Handling Spatial-Temporal Data Heterogeneity for Federated Continual Learning via Tail Anchor
Hao Yu, Xin Yang, Le Zhang, Hanlin Gu, Tianrui Li, Lixin Fan, Qiang Yang
TL;DR
This work tackles the challenge of spatial-temporal data heterogeneity in Federated Continual Learning (FCL), which induces both parameter-forgetting and output-forgetting as inputs shift across clients and tasks. It introduces Federated Tail Anchor (FedTA), a method that combines a frozen pre-trained Vision Transformer with learnable Tail Anchors, plus four components—Input Enhancement, Selective Input Knowledge Fusion, and Best Global Prototype Selection—to stabilize feature representations and class positions across time and space. Through extensive experiments on CIFAR-100 and ImageNet-R with multiple clients and tasks, FedTA achieves superior forgetting mitigation and preserves the relative geometry of features, outperforming baselines and showing favorable privacy and efficiency characteristics due to reduced replay reliance.

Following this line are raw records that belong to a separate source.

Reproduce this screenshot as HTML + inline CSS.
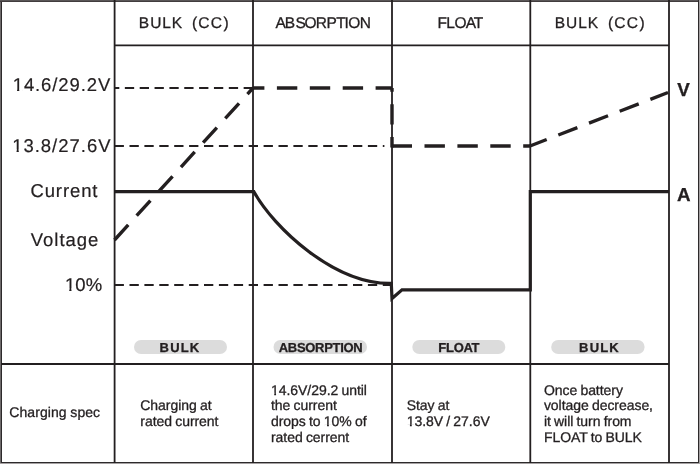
<!DOCTYPE html>
<html><head><meta charset="utf-8">
<style>
html,body{margin:0;padding:0;background:#fff;}
body{width:700px;height:464px;overflow:hidden;}
svg{display:block;will-change:transform;}
text{font-family:"Liberation Sans",Arial,sans-serif;fill:#231f20;text-rendering:geometricPrecision;stroke:#231f20;stroke-width:0.3px;}
.h{font-size:15.5px;}
.lab{font-size:18.5px;stroke-width:0.2px;}
.b{font-weight:bold;font-size:18.8px;}
.p{font-weight:bold;font-size:13px;}
.t{font-size:14px;letter-spacing:-0.05px;word-spacing:-0.6px;}
</style></head><body>
<svg width="700" height="464" viewBox="0 0 700 464">
<rect width="700" height="464" fill="#fff"/>
<!-- outer border -->
<rect x="0" y="0" width="1" height="464" fill="#6e6a6b"/>
<rect x="1" y="0" width="1" height="463" fill="#2d2a2b"/>
<rect x="0" y="0" width="700" height="1" fill="#5a5657"/>
<rect x="0" y="1" width="699" height="1" fill="#423d3e"/>
<rect x="698" y="0" width="1" height="463" fill="#2d2a2b"/>
<rect x="699" y="0" width="1" height="464" fill="#a5a1a2"/>
<rect x="1" y="462" width="698" height="1" fill="#2d2a2b"/>
<rect x="0" y="463" width="700" height="1" fill="#a5a1a2"/>
<!-- grid -->
<g stroke="#231f20" stroke-width="1.8" fill="none">
<line x1="114.6" y1="0" x2="114.6" y2="463"/>
<line x1="253" y1="0" x2="253" y2="463"/>
<line x1="392" y1="0" x2="392" y2="463"/>
<line x1="530.3" y1="0" x2="530.3" y2="463"/>
<line x1="669" y1="0" x2="669" y2="463"/>
<line x1="114.6" y1="45.3" x2="669" y2="45.3"/>
<line x1="1" y1="364" x2="669" y2="364"/>
</g>
<!-- thin dashed reference lines -->
<g stroke="#231f20" stroke-width="1.9" fill="none">
<line x1="115" y1="88" x2="253" y2="88" stroke-dasharray="9.3 5.55" stroke-dashoffset="5"/>
<line x1="114" y1="146" x2="384.4" y2="146" stroke-dasharray="9.3 5.6" stroke-dashoffset="-0.6"/>
<line x1="114" y1="285" x2="392" y2="285" stroke-dasharray="9.3 5.6" stroke-dashoffset="-0.6"/>
</g>
<!-- voltage (thick dashed) -->
<g stroke="#231f20" stroke-width="3.4" fill="none" stroke-dasharray="20.4 12.5">
<line x1="114.5" y1="240" x2="253" y2="88"/>
<line x1="253" y1="88" x2="392" y2="88" stroke-dashoffset="9"/>
<line x1="392" y1="88" x2="392" y2="147.5" stroke-dashoffset="16.7"/>
<line x1="391.6" y1="146" x2="530" y2="146"/>
<line x1="530" y1="146" x2="668" y2="92.5" stroke-dashoffset="2.5"/>
</g>
<!-- current (solid) -->
<path d="M114.6 191.7 H253.9 C273.7 227.7 334.4 284.6 391.3 283.4 L392 298.5 L402 289.8 H530.3 V191.7 H669" stroke="#231f20" stroke-width="3.2" fill="none" stroke-linejoin="miter"/>
<!-- header text -->
<text class="h" x="138.83 150.2 162.13 171.63" y="27.8">BULK</text><text class="h" x="192.04 198.31 210.71 223.61" y="27.8">(CC)</text>
<text class="h" x="275.57 284.63 295.5 304.57 315.83 326.43 336.15 344.57 348.27 359.63" y="27.8">ABSORPTION</text>
<text class="h" x="437.53 446.13 454.47 465.67 473.75" y="27.8">FLOAT</text>
<text class="h" x="554.63 566.1 578.13 587.63" y="27.9">BULK</text><text class="h" x="608.04 614.31 626.71 639.61" y="27.9">(CC)</text>
<!-- left labels -->
<text class="lab" x="12.7" y="91.2" letter-spacing="0.9">14.6/29.2V</text>
<text class="lab" x="12.2" y="151.6" letter-spacing="0.98">13.8/27.6V</text>
<text class="lab" x="30.4" y="196.6" letter-spacing="0.9">Current</text>
<text class="lab" x="30.7" y="245.5" letter-spacing="1">Voltage</text>
<text class="lab" x="64.9" y="290.6" letter-spacing="0.1">10%</text>
<text class="b" x="677.3" y="96.2">V</text>
<text class="b" x="676.9" y="200.6">A</text>
<!-- pills -->
<rect x="134" y="340" width="93" height="14" rx="7" fill="#dcdcdc"/>
<rect x="273.5" y="340" width="93.5" height="14" rx="7" fill="#dcdcdc"/>
<rect x="412.3" y="340" width="93" height="14" rx="7" fill="#dcdcdc"/>
<rect x="551.2" y="340" width="93.4" height="14" rx="7" fill="#dcdcdc"/>
<text class="p" x="180" y="352.3" text-anchor="middle" letter-spacing="1.2">BULK</text>
<text class="p" x="320.6" y="352.3" text-anchor="middle" letter-spacing="-0.3">ABSORPTION</text>
<text class="p" x="458.8" y="352.3" text-anchor="middle" letter-spacing="-0.3">FLOAT</text>
<text class="p" x="599.5" y="352.3" text-anchor="middle" letter-spacing="1.2">BULK</text>
<!-- bottom row -->
<text class="t" x="9.3" y="416.5" style="letter-spacing:0.06px;word-spacing:-0.2px">Charging spec</text>
<text class="t"><tspan x="140.3" y="410.3">Charging at</tspan><tspan x="140.3" y="426.1">rated current</tspan></text>
<text class="t"><tspan x="271" y="394.6">14.6V/29.2 until</tspan><tspan x="271" y="410.3">the current</tspan><tspan x="271" y="426.2">drops to 10% of</tspan><tspan x="271" y="442.2">rated cerrent</tspan></text>
<text class="t"><tspan x="406.7" y="410.3">Stay at</tspan><tspan x="406.7" y="426.3">13.8V / 27.6V</tspan></text>
<text class="t"><tspan x="543.9" y="394.7">Once battery</tspan><tspan x="543.9" y="410.3">voltage decrease,</tspan><tspan x="543.9" y="426.2">it will turn from</tspan><tspan x="543.9" y="442.3">FLOAT to BULK</tspan></text>
<!-- feet -->
<g fill="#fff"><rect x="13.31" y="88.92" width="3.74" height="3.78"/><rect x="19.29" y="88.92" width="3.60" height="3.78"/><rect x="12.81" y="149.32" width="3.74" height="3.78"/><rect x="18.79" y="149.32" width="3.60" height="3.78"/><rect x="65.51" y="288.32" width="3.74" height="3.78"/><rect x="71.49" y="288.32" width="3.60" height="3.78"/><rect x="271.27" y="392.65" width="2.95" height="3.45"/><rect x="276.06" y="392.65" width="2.84" height="3.45"/><rect x="324.08" y="424.25" width="2.95" height="3.45"/><rect x="328.87" y="424.25" width="2.84" height="3.45"/><rect x="406.97" y="424.35" width="2.95" height="3.45"/><rect x="411.76" y="424.35" width="2.84" height="3.45"/></g>
</svg>
</body></html>
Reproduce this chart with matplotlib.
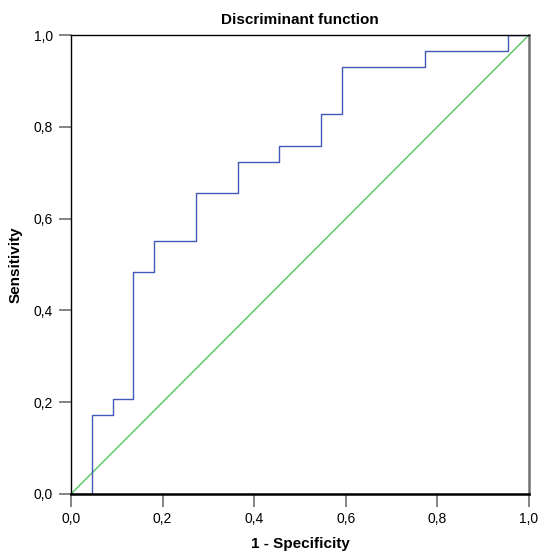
import numpy as np
import matplotlib
matplotlib.use('Agg')
import matplotlib.pyplot as plt
from matplotlib.ticker import FuncFormatter

plt.rcParams['font.family'] = ['Liberation Sans', 'DejaVu Sans']

# ROC curve (step vertices)
fpr = [0.0, 0.045, 0.045, 0.091, 0.091, 0.136, 0.136, 0.182, 0.182, 0.273, 0.273,
       0.364, 0.364, 0.455, 0.455, 0.545, 0.545, 0.591, 0.591, 0.773, 0.773, 0.955, 0.955, 1.0]
tpr = [0.0, 0.0, 0.172, 0.172, 0.207, 0.207, 0.483, 0.483, 0.552, 0.552, 0.655,
       0.655, 0.724, 0.724, 0.759, 0.759, 0.828, 0.828, 0.931, 0.931, 0.966, 0.966, 1.0, 1.0]
ref_line = [0.0, 1.0]
ticks = [0.0, 0.2, 0.4, 0.6, 0.8, 1.0]

fig = plt.figure(figsize=(5.39, 5.53), dpi=100)
ax = fig.add_axes([0.1317, 0.1067, 0.985 - 0.1317 - 0.0036, 0.9367 - 0.1067])

ax.plot(ref_line, ref_line, color='#55c45e', lw=1.0)
ax.plot(fpr, tpr, color='#4358b8', lw=1.0)

ax.set_xlim(0, 1)
ax.set_ylim(0, 1)
ax.set_xticks(ticks)
ax.set_yticks(ticks)
fmt = FuncFormatter(lambda v, p: f'{v:.1f}'.replace('.', ','))
ax.xaxis.set_major_formatter(fmt)
ax.yaxis.set_major_formatter(fmt)
ax.tick_params(direction='out', length=9, width=1.2, color='#707070',
               labelsize=10, pad=4)

for side in ['left', 'top']:
    ax.spines[side].set_color('black')
    ax.spines[side].set_linewidth(1.0)
ax.spines['bottom'].set_color('black')
ax.spines['bottom'].set_linewidth(1.8)
ax.spines['right'].set_color('#707070')
ax.spines['right'].set_linewidth(1.8)

ax.set_title('Discriminant function', fontsize=11, fontweight='bold', pad=8)
ax.set_xlabel('1 - Specificity', fontsize=11, fontweight='bold', labelpad=8)
ax.set_ylabel('Sensitivity', fontsize=11, fontweight='bold', labelpad=8)

plt.savefig('out.png', dpi=100)
plt.close(fig)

The approach offers a scalable, privacy-conscious pathway for robust FCL in dynamic, heterogeneous environments, with practical implications for edge devices and real-world continual learning deployments.
Abstract
Federated continual learning (FCL) allows each client to continually update its knowledge from task streams, enhancing the applicability of federated learning in real-world scenarios. However, FCL needs to address not only spatial data heterogeneity between clients but also temporal data heterogeneity between tasks. In this paper, empirical experiments demonstrate that such input-level heterogeneity significantly affects the model's internal parameters and outputs, leading to severe spatial-temporal catastrophic forgetting of local and previous knowledge. To this end, we propose Federated Tail Anchor (FedTA) to mix trainable Tail Anchor with the frozen output features to adjust their position in the feature space, thereby overcoming parameter-forgetting and output-forgetting. Three novel components are also included: Input Enhancement for improving the performance of pre-trained models on downstream tasks; Selective Input Knowledge Fusion for fusion of heterogeneous local knowledge on the server; and Best Global Prototype Selection for finding the best anchor point for each class in the feature space. Extensive experiments demonstrate that FedTA not only outperforms existing FCL methods but also effectively preserves the relative positions of features.